(Problem): Print the records below word for word, but leave out the pictures.

[Stored dataset items]
★ ★ ★ ★ ★

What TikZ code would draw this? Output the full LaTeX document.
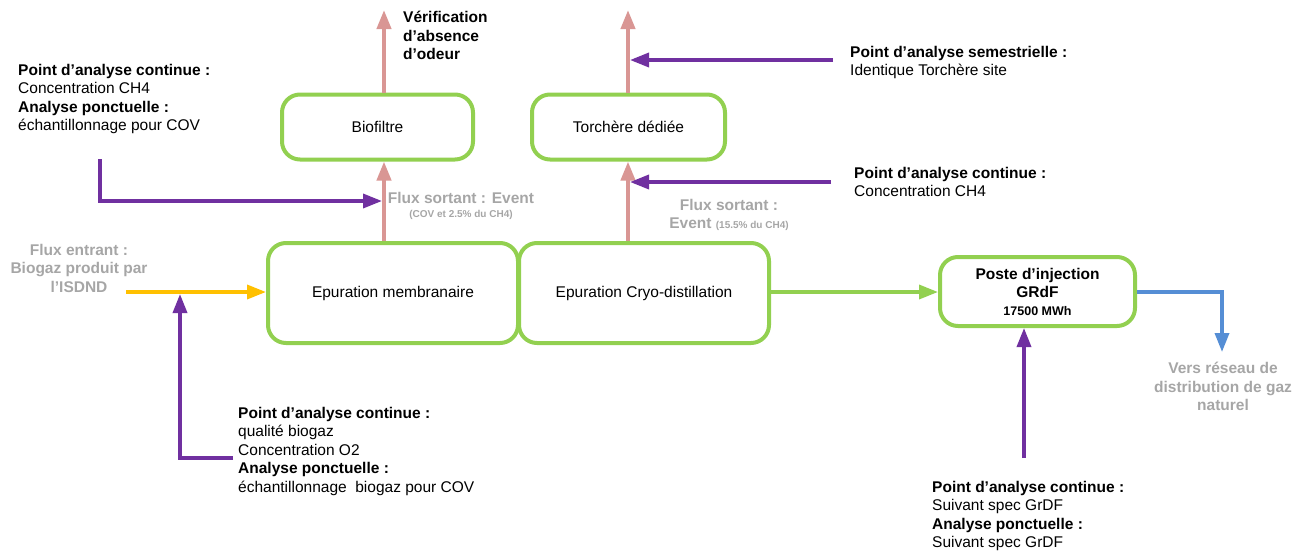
\documentclass[tikz,border=0pt]{standalone}
\usepackage{fontspec}
\setmainfont{Liberation Sans}
\usetikzlibrary{arrows.meta,calc}
\definecolor{grn}{HTML}{92D050}
\definecolor{pnk}{HTML}{D99694}
\definecolor{prp}{HTML}{7030A0}
\definecolor{ylw}{HTML}{FFC000}
\definecolor{blu}{HTML}{558ED5}
\definecolor{gry}{HTML}{A6A6A6}
\newcommand{\fsz}{\fontsize{15.5}{18.5}\selectfont}
\newcommand{\fsm}{\fontsize{10}{12}\selectfont}
\newcommand{\fmid}{\fontsize{12.5}{15}\selectfont}
\begin{document}
\begin{tikzpicture}[x=1pt,y=-1pt,
  box/.style={draw=grn, line width=4pt, rounded corners=18pt, fill=white, inner sep=0pt, align=center, font=\fsz},
  txt/.style={inner sep=0pt, anchor=north west, align=left, font=\fsz},
  gtxt/.style={inner sep=0pt, anchor=north, align=center, font=\fsz\bfseries, text=gry},
  tipa/.style={-{Triangle[length=19pt,width=14pt]}},
  pk/.style={draw=pnk, line width=4pt, tipa},
  pu/.style={draw=prp, line width=3.5pt, tipa},
  yl/.style={draw=ylw, line width=3.5pt, tipa},
  gr/.style={draw=grn, line width=3.5pt, tipa},
  bl/.style={draw=blu, line width=3.5pt, tipa}
]
\useasboundingbox (0,0) rectangle (1309,552);

% boxes
\node[box, minimum width=191pt, minimum height=65pt] (bio) at (377.5,127) {Biofiltre};
\node[box, minimum width=193pt, minimum height=65pt] (torch) at (628.5,127) {Torchère dédiée};
\node[box, minimum width=250pt, minimum height=100pt] (epm) at (393,293) {Epuration membranaire};
\node[box, minimum width=250pt, minimum height=100pt] (epc) at (644,293) {Epuration Cryo-distillation};
\node[box, minimum width=195pt, minimum height=69pt, font=\fsz\bfseries] (poste) at (1037.5,291.5) {Poste d’injection\\GRdF\\[-1pt]{\fmid 17500 MWh}};

% texts
\node[txt] (tl) at (18,64) {\textbf{Point d’analyse continue :}\\Concentration CH4\\\textbf{Analyse ponctuelle :}\\échantillonnage pour COV};
\node[txt, font=\fsz\bfseries] (verif) at (403,11) {Vérification\\d’absence\\d’odeur};
\node[txt] (sem) at (850,46) {\textbf{Point d’analyse semestrielle :}\\Identique Torchère site};
\node[txt] (cont) at (854,167) {\textbf{Point d’analyse continue :}\\Concentration CH4};
\node[gtxt] (fsl) at (461,192) {Flux sortant : Event\\[-4.5pt]{\fsm (COV et 2.5\% du CH4)}};
\node[gtxt] (fsr) at (729,199) {Flux sortant :\\Event {\fsm (15.5\% du CH4)}};
\node[gtxt] (fe) at (79,244) {Flux entrant :\\Biogaz produit par\\l’ISDND};
\node[txt] (bl) at (238,407) {\textbf{Point d’analyse continue :}\\qualité biogaz\\Concentration O2\\\textbf{Analyse ponctuelle :}\\échantillonnage~ biogaz pour COV};
\node[txt] (br) at (932,481) {\textbf{Point d’analyse continue :}\\Suivant spec GrDF\\\textbf{Analyse ponctuelle :}\\Suivant spec GrDF};
\node[gtxt] (vers) at (1223,362) {Vers réseau de\\distribution de gaz\\naturel};

% coordinates
\coordinate (p1) at (384,0);
\coordinate (p2) at (628,0);
\coordinate (t1) at (384,10);
\coordinate (t2) at (628,10);
\coordinate (s1) at (833,60);
\coordinate (s2) at (831,182);
\coordinate (a1) at (100,159);
\coordinate (y0) at (126,292);
\coordinate (b0) at (233,458);
\coordinate (c0) at (1024,458);
\coordinate (v0) at (1222,352);

% pink arrows
\draw[pk] (epm.north -| p1) -- (bio.south -| p1);
\draw[pk] (bio.north -| p1) -- (t1);
\draw[pk] (epc.north -| p2) -- (torch.south -| p2);
\draw[pk] (torch.north -| p2) -- (t2);

% purple arrows
\draw[pu] (s1) -- (s1 -| 630,0);
\draw[pu] (s2) -- (s2 -| 630,0);
\draw[pu] (a1) |- (382,201);
\draw[yl] (y0) -- (y0 -| epm.west);
\draw[pu] (b0) -| (180,294);
\draw[pu] (c0) -- (poste.south -| c0);

% green and blue
\draw[gr] (epc.east |- 0,292) -- (poste.west |- 0,292);
\draw[bl] (poste.east |- 0,292) -| (v0);
\end{tikzpicture}
\end{document}
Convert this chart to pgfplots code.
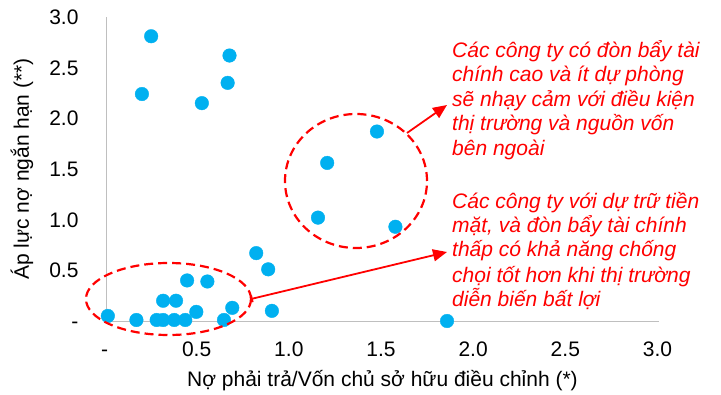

★ ★ ★ ★ ★

(Exercise output):
What TikZ code would draw this? Output the full LaTeX document.
\documentclass[tikz,border=0pt]{standalone}
\usepackage{fontspec}
\setmainfont{Liberation Sans}
\usetikzlibrary{arrows.meta,calc}
\definecolor{grn}{HTML}{92D050}
\definecolor{pnk}{HTML}{D99694}
\definecolor{prp}{HTML}{7030A0}
\definecolor{ylw}{HTML}{FFC000}
\definecolor{blu}{HTML}{558ED5}
\definecolor{gry}{HTML}{A6A6A6}
\newcommand{\fsz}{\fontsize{15.5}{18.5}\selectfont}
\newcommand{\fsm}{\fontsize{10}{12}\selectfont}
\newcommand{\fmid}{\fontsize{12.5}{15}\selectfont}
\begin{document}
\begin{tikzpicture}[x=1pt,y=-1pt,
  box/.style={draw=grn, line width=4pt, rounded corners=18pt, fill=white, inner sep=0pt, align=center, font=\fsz},
  txt/.style={inner sep=0pt, anchor=north west, align=left, font=\fsz},
  gtxt/.style={inner sep=0pt, anchor=north, align=center, font=\fsz\bfseries, text=gry},
  tipa/.style={-{Triangle[length=19pt,width=14pt]}},
  pk/.style={draw=pnk, line width=4pt, tipa},
  pu/.style={draw=prp, line width=3.5pt, tipa},
  yl/.style={draw=ylw, line width=3.5pt, tipa},
  gr/.style={draw=grn, line width=3.5pt, tipa},
  bl/.style={draw=blu, line width=3.5pt, tipa}
]
\useasboundingbox (0,0) rectangle (1309,552);

% boxes
\node[box, minimum width=191pt, minimum height=65pt] (bio) at (377.5,127) {Biofiltre};
\node[box, minimum width=193pt, minimum height=65pt] (torch) at (628.5,127) {Torchère dédiée};
\node[box, minimum width=250pt, minimum height=100pt] (epm) at (393,293) {Epuration membranaire};
\node[box, minimum width=250pt, minimum height=100pt] (epc) at (644,293) {Epuration Cryo-distillation};
\node[box, minimum width=195pt, minimum height=69pt, font=\fsz\bfseries] (poste) at (1037.5,291.5) {Poste d’injection\\GRdF\\[-1pt]{\fmid 17500 MWh}};

% texts
\node[txt] (tl) at (18,64) {\textbf{Point d’analyse continue :}\\Concentration CH4\\\textbf{Analyse ponctuelle :}\\échantillonnage pour COV};
\node[txt, font=\fsz\bfseries] (verif) at (403,11) {Vérification\\d’absence\\d’odeur};
\node[txt] (sem) at (850,46) {\textbf{Point d’analyse semestrielle :}\\Identique Torchère site};
\node[txt] (cont) at (854,167) {\textbf{Point d’analyse continue :}\\Concentration CH4};
\node[gtxt] (fsl) at (461,192) {Flux sortant : Event\\[-4.5pt]{\fsm (COV et 2.5\% du CH4)}};
\node[gtxt] (fsr) at (729,199) {Flux sortant :\\Event {\fsm (15.5\% du CH4)}};
\node[gtxt] (fe) at (79,244) {Flux entrant :\\Biogaz produit par\\l’ISDND};
\node[txt] (bl) at (238,407) {\textbf{Point d’analyse continue :}\\qualité biogaz\\Concentration O2\\\textbf{Analyse ponctuelle :}\\échantillonnage~ biogaz pour COV};
\node[txt] (br) at (932,481) {\textbf{Point d’analyse continue :}\\Suivant spec GrDF\\\textbf{Analyse ponctuelle :}\\Suivant spec GrDF};
\node[gtxt] (vers) at (1223,362) {Vers réseau de\\distribution de gaz\\naturel};

% coordinates
\coordinate (p1) at (384,0);
\coordinate (p2) at (628,0);
\coordinate (t1) at (384,10);
\coordinate (t2) at (628,10);
\coordinate (s1) at (833,60);
\coordinate (s2) at (831,182);
\coordinate (a1) at (100,159);
\coordinate (y0) at (126,292);
\coordinate (b0) at (233,458);
\coordinate (c0) at (1024,458);
\coordinate (v0) at (1222,352);

% pink arrows
\draw[pk] (epm.north -| p1) -- (bio.south -| p1);
\draw[pk] (bio.north -| p1) -- (t1);
\draw[pk] (epc.north -| p2) -- (torch.south -| p2);
\draw[pk] (torch.north -| p2) -- (t2);

% purple arrows
\draw[pu] (s1) -- (s1 -| 630,0);
\draw[pu] (s2) -- (s2 -| 630,0);
\draw[pu] (a1) |- (382,201);
\draw[yl] (y0) -- (y0 -| epm.west);
\draw[pu] (b0) -| (180,294);
\draw[pu] (c0) -- (poste.south -| c0);

% green and blue
\draw[gr] (epc.east |- 0,292) -- (poste.west |- 0,292);
\draw[bl] (poste.east |- 0,292) -| (v0);
\end{tikzpicture}
\end{document}
Convert this chart to pgfplots code.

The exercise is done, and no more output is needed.